SHORT PROBLEM -> Everything from the first line of the data through the line with "from matplotlib.transforms import" is to be echoed exactly, minus the pictures.

SOURCE DATA ->
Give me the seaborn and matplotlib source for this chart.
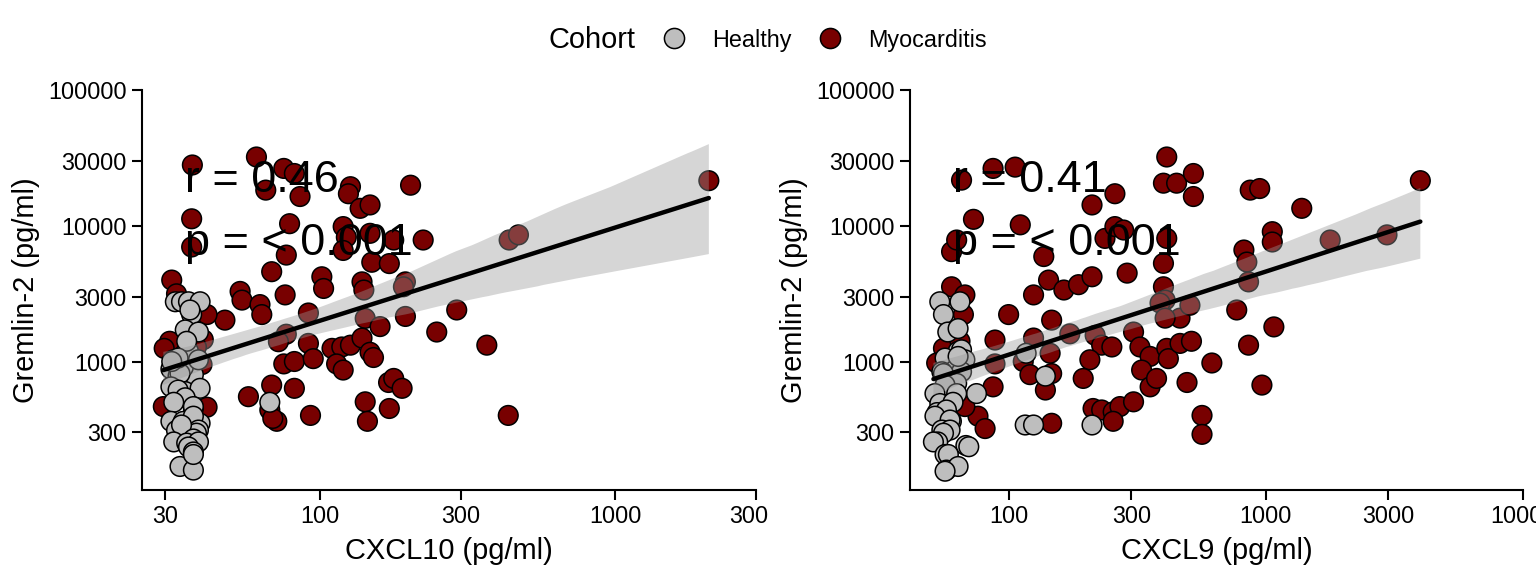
import numpy as np
import pandas as pd
import matplotlib
matplotlib.use("Agg")
import matplotlib.pyplot as plt
import seaborn as sns
from matplotlib.lines import Line2D
from matplotlib.transforms import Bbox, TransformedBbox

sns.set_theme(style="ticks")
plt.rcParams["font.family"] = ["Liberation Sans", "DejaVu Sans"]
plt.rcParams["text.color"] = "black"
plt.rcParams["axes.labelcolor"] = "black"
plt.rcParams["xtick.color"] = "black"
plt.rcParams["ytick.color"] = "black"

# ---------------- data (pg/ml) ----------------
cohorts = ["Healthy", "Myocarditis"]
cohort_colors = ["#BEBEBE", "#780000"]

cxcl10_myo = [37, 61, 65.6, 75.5, 82, 85.7, 127, 125, 137, 148,
              203, 36.8, 79, 77, 36.8, 120, 123, 120, 148, 178,
              224, 150, 172, 31.5, 68.7, 101.6, 103, 139, 141, 195,
              192, 53.7, 54.5, 76.3, 62.7, 63.6, 91.5, 47.7, 77, 72.4,
              91.5, 142.5, 160, 195, 291, 249, 110, 118.7, 127, 139,
              148, 152, 75.5, 82, 95, 114, 120, 57.3, 68.7, 82,
              67.7, 71.5, 69.3, 93, 171, 178, 190, 142.5, 145, 172,
              368, 435, 438, 471, 2080, 31, 29.7, 40.3, 41.5, 29.5,
              41.5, 32.7, 38.2, 39.9]
gremlin_myo_a = [28200, 32300, 18400, 26600, 24400, 16500, 19500, 17300, 13500, 14300,
                 20000, 11300, 10400, 6100, 7000, 9900, 8270, 6600, 8830, 7880,
                 7880, 5400, 5280, 3990, 4600, 4220, 3460, 3870, 3370, 3870,
                 3560, 3290, 2840, 3100, 2630, 2220, 2280, 2020, 1590, 1400,
                 1360, 2080, 1810, 2150, 2400, 1650, 1250, 1280, 1320, 1490,
                 1170, 1070, 960, 1000, 1050, 960, 865, 550, 670, 634,
                 439, 362, 380, 400, 700, 750, 634, 504, 362, 450,
                 1320, 400, 7880, 8600, 21600, 1410, 1250, 1450, 460, 465,
                 2220, 3160, 1280, 950]
cxcl10_healthy = [32.4, 34, 35.9, 39.3, 36.8, 36.3, 35, 38.8, 35.9, 35.4,
                  32, 31.3, 33.6, 37.3, 33.1, 34.5, 33.6, 38.8, 33.1, 31.5,
                  31.3, 35, 39.3, 33.1, 35, 32, 37.3, 37.3, 31.3, 34.5,
                  39.3, 37.3, 32.7, 38.8, 38.2, 34, 32, 37.3, 35.4, 38.8,
                  35.9, 37.3, 33.6, 37.3, 37.3, 67.7]
gremlin_healthy_a = [2760, 2760, 2760, 2760, 2220, 2400, 1710, 1650, 1190, 1410,
                     1030, 880, 865, 800, 780, 910, 815, 1030, 1060, 1000,
                     650, 600, 634, 616, 540, 500, 450, 465, 362, 362,
                     350, 395, 310, 312, 296, 340, 255, 268, 250, 255,
                     234, 215, 168, 158, 206, 500]

cxcl9_myo = [65.6, 87, 106, 73, 111, 60, 62.8, 137, 211, 259,
             237, 259, 280, 412, 400, 450, 523, 523, 412, 400,
             400, 406, 289, 125, 143, 164, 187, 211, 100, 147,
             88.5, 125, 145, 173, 217, 230, 252, 306, 324, 355,
             388, 464, 507, 406, 412, 418, 464, 514, 617, 207,
             114, 121, 88.5, 87, 139, 147, 195, 329, 355, 376,
             494, 213, 230, 255, 271, 306, 255, 147, 76, 81,
             565, 565, 60, 67.6, 66.7, 55.8, 52.5, 64.7, 67.6, 870,
             947, 1380, 1060, 1060, 822, 844, 857, 771, 1075, 1780,
             2960, 3990, 857, 966]
gremlin_myo_b = [21800, 26600, 27200, 11200, 10200, 6470, 7880, 5950, 14300, 17300,
                 8100, 9900, 9340, 32300, 20700, 20700, 24400, 16500, 8100, 5300,
                 3560, 2840, 4490, 3100, 3990, 3370, 3690, 4220, 2220, 2020,
                 1440, 1490, 1150, 1600, 1560, 1320, 1280, 1650, 1280, 1090,
                 2700, 2090, 2600, 2090, 1250, 1050, 1360, 1410, 975, 1030,
                 1000, 800, 960, 650, 616, 815, 750, 865, 650, 750,
                 700, 450, 439, 425, 465, 504, 362, 350, 395, 320,
                 400, 290, 3560, 3100, 2220, 1250, 975, 1410, 465, 18400,
                 18900, 13500, 9080, 7620, 6650, 5420, 3870, 2400, 1800, 7880,
                 8600, 21600, 1320, 670]
cxcl9_healthy = [54, 64.7, 55.8, 58, 63.6, 63.6, 65.6, 56.6, 67.6, 61.8,
                 55, 65.6, 55.8, 62.8, 56.6, 75, 62.8, 51.7, 54, 60.8,
                 52.7, 56.6, 57.3, 59.9, 51.7, 59.2, 55, 59.2, 55.8, 53,
                 51, 68.2, 70, 56.6, 58.3, 57.3, 63.6, 56.6, 117, 139,
                 116, 125, 211, 63.6]
gremlin_healthy_b = [2760, 2760, 2220, 1650, 1750, 1190, 1220, 1060, 1030, 865,
                     840, 840, 815, 690, 670, 580, 580, 580, 490, 500,
                     420, 420, 439, 362, 395, 370, 312, 312, 296, 255,
                     255, 240, 235, 206, 206, 158, 168, 155, 1150, 780,
                     340, 340, 340, 1090]

x_ticks_a = [30, 100, 300, 1000, 3000]
x_ticks_b = [100, 300, 1000, 3000, 10000]
y_ticks = [300, 1000, 3000, 10000, 30000, 100000]
stat_labels_a = ["r = 0.46", "p = < 0.001"]
stat_labels_b = ["r = 0.41", "p = < 0.001"]


def make_df(xm, ym, xh, yh):
    df = pd.DataFrame({
        "x": list(xm) + list(xh),
        "y": list(ym) + list(yh),
        "Cohort": ["Myocarditis"] * len(xm) + ["Healthy"] * len(xh),
    })
    df["log_x"] = np.log10(df["x"])
    df["log_y"] = np.log10(df["y"])
    return df


df_a = make_df(cxcl10_myo, gremlin_myo_a, cxcl10_healthy, gremlin_healthy_a)
df_b = make_df(cxcl9_myo, gremlin_myo_b, cxcl9_healthy, gremlin_healthy_b)

TICK_FS = 16.8
TITLE_FS = 20.9
STAT_FS = 32.4

fig = plt.figure(figsize=(15.36, 5.76), dpi=100)
ax_a = fig.add_axes([0.09245, 0.1493, 0.3996, 0.6936])
ax_b = fig.add_axes([0.5923, 0.1493, 0.3992, 0.6936])

panels = [
    (ax_a, df_a, "CXCL10 (pg/ml)", x_ticks_a, (1.3976, np.log10(3000)), stat_labels_a, 1.543),
    (ax_b, df_b, "CXCL9 (pg/ml)", x_ticks_b, (1.6156, 4.0), stat_labels_b, 1.784),
]

for ax, df, xlabel, xt, xlim, stats, tx in panels:
    sns.scatterplot(data=df, x="log_x", y="log_y", hue="Cohort", hue_order=cohorts,
                    palette=cohort_colors, s=200, edgecolor="black", linewidth=1.1,
                    legend=False, ax=ax, zorder=1)
    sns.regplot(data=df, x="log_x", y="log_y", scatter=False, ax=ax, color="black",
                ci=95, seed=0, line_kws={"lw": 3.2, "zorder": 3})
    band = ax.collections[-1]
    band.set_facecolor("#999999")
    band.set_edgecolor("none")
    band.set_alpha(0.4)

    ax.set_xlim(*xlim)
    ax.set_ylim(2.0517, 5.0)
    ax.set_xticks(np.log10(xt))
    ax.set_xticklabels([str(v) for v in xt])
    ax.set_yticks(np.log10(y_ticks))
    ax.set_yticklabels([str(v) for v in y_ticks])
    ax.set_xlabel(xlabel, fontsize=TITLE_FS, labelpad=6, color="black")
    ax.set_ylabel("Gremlin-2 (pg/ml)", fontsize=TITLE_FS, labelpad=6, color="black")
    ax.tick_params(axis="both", labelsize=TICK_FS, length=7, width=1.5,
                   color="black", labelcolor="black", pad=4)
    for side in ["top", "right"]:
        ax.spines[side].set_visible(False)
    for side in ["left", "bottom"]:
        ax.spines[side].set_linewidth(1.5)
        ax.spines[side].set_color("black")
    ax.grid(False)

    ax.text(tx, 4.25, stats[0], fontsize=STAT_FS, ha="left", va="baseline",
            color="black", zorder=5)
    ax.text(tx, 3.786, stats[1], fontsize=STAT_FS, ha="left", va="baseline",
            color="black", zorder=5)

# clip left panel tick labels at the half-figure boundary
clip = TransformedBbox(Bbox([[0, 0], [0.5, 1]]), fig.transFigure)
for lab in ax_a.get_xticklabels():
    lab.set_clip_box(clip)
    lab.set_clip_on(True)

# legend
fig.text(548 / 1536, 1 - 40 / 576, "Cohort", fontsize=TITLE_FS, ha="left", va="center",
         color="black")
handles = [Line2D([], [], ls="", marker="o", markersize=14.5, markerfacecolor=c,
                  markeredgecolor="black", markeredgewidth=1.1) for c in cohort_colors]
fig.legend(handles, cohorts, loc="center left", bbox_to_anchor=(662.3 / 1536, 1 - 40 / 576),
           ncol=2, frameon=False, fontsize=TICK_FS, handlelength=1.0, handletextpad=1.12,
           columnspacing=1.17, borderpad=0, borderaxespad=0, labelcolor="black")

fig.savefig("out.png", dpi=100)
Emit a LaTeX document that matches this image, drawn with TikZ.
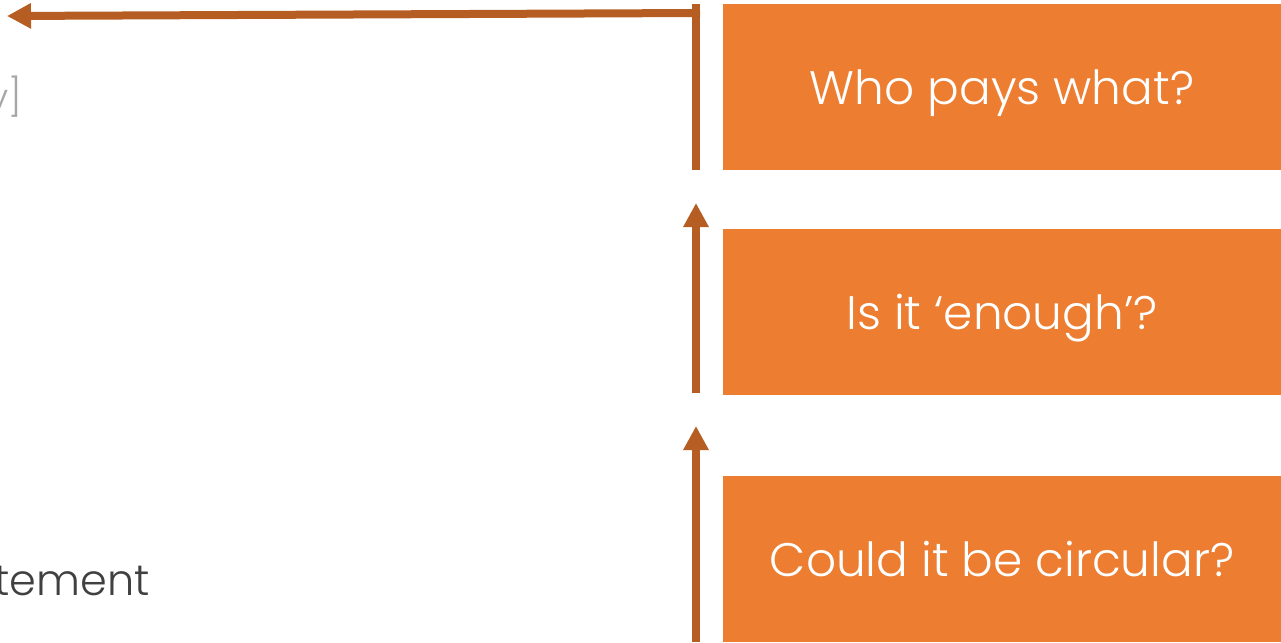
\documentclass[tikz,border=0pt]{standalone}
\usepackage{fontspec}
\setmainfont{Poppins Light}
\usetikzlibrary{arrows.meta}
\definecolor{boxorange}{HTML}{ED7D31}
\definecolor{arroworange}{HTML}{B55D23}
\definecolor{darktext}{HTML}{404040}
\definecolor{lighttext}{HTML}{A6A6A6}
\begin{document}
\begin{tikzpicture}[x=1pt,y=-1pt,
  qbox/.style={fill=boxorange, draw=none, minimum width=558pt, minimum height=166pt,
    inner sep=0pt, text=white, font=\fontsize{47}{52}\selectfont,
    text height=35pt, text depth=0pt},
  flow/.style={draw=arroworange, line width=8pt, -{Triangle[length=24pt,width=24pt]}},
  plainflow/.style={draw=arroworange, line width=8pt},
  sidetext/.style={inner sep=0pt, anchor=base east}
]
\useasboundingbox (0,0) rectangle (1281,642);

\node[qbox] (b1) at (1002,87) {Who pays what?};
\node[qbox] (b2) at (1002,311.5) {Is it ‘enough’?};
\node[qbox] (b3) at (1002,558.5) {Could it be circular?};

\node[sidetext, text=lighttext, font=\fontsize{37}{40}\selectfont] (t1) at (22,110) {y]};
\node[sidetext, text=darktext, font=\fontsize{43}{48}\selectfont] (t2) at (150,595) {tement};

\coordinate (a1s) at (696,170);
\coordinate (a1c) at (696,4);
\coordinate (a1h) at (700,13);
\coordinate (a1e) at (7,16);
\coordinate (a2s) at (696,393);
\coordinate (a2e) at (696,203);
\coordinate (a3s) at (696,642);
\coordinate (a3e) at (696,426);

\draw[plainflow] (a1s) -- (a1c);
\draw[flow] (a1h) -- (a1e);
\draw[flow] (a2s) -- (a2e);
\draw[flow] (a3s) -- (a3e);
\end{tikzpicture}
\end{document}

FINISHED ANSWER ->
Give me the seaborn and matplotlib source for this chart.
import numpy as np
import pandas as pd
import matplotlib
matplotlib.use("Agg")
import matplotlib.pyplot as plt
import seaborn as sns
from matplotlib.lines import Line2D
from matplotlib.transforms import Bbox, TransformedBbox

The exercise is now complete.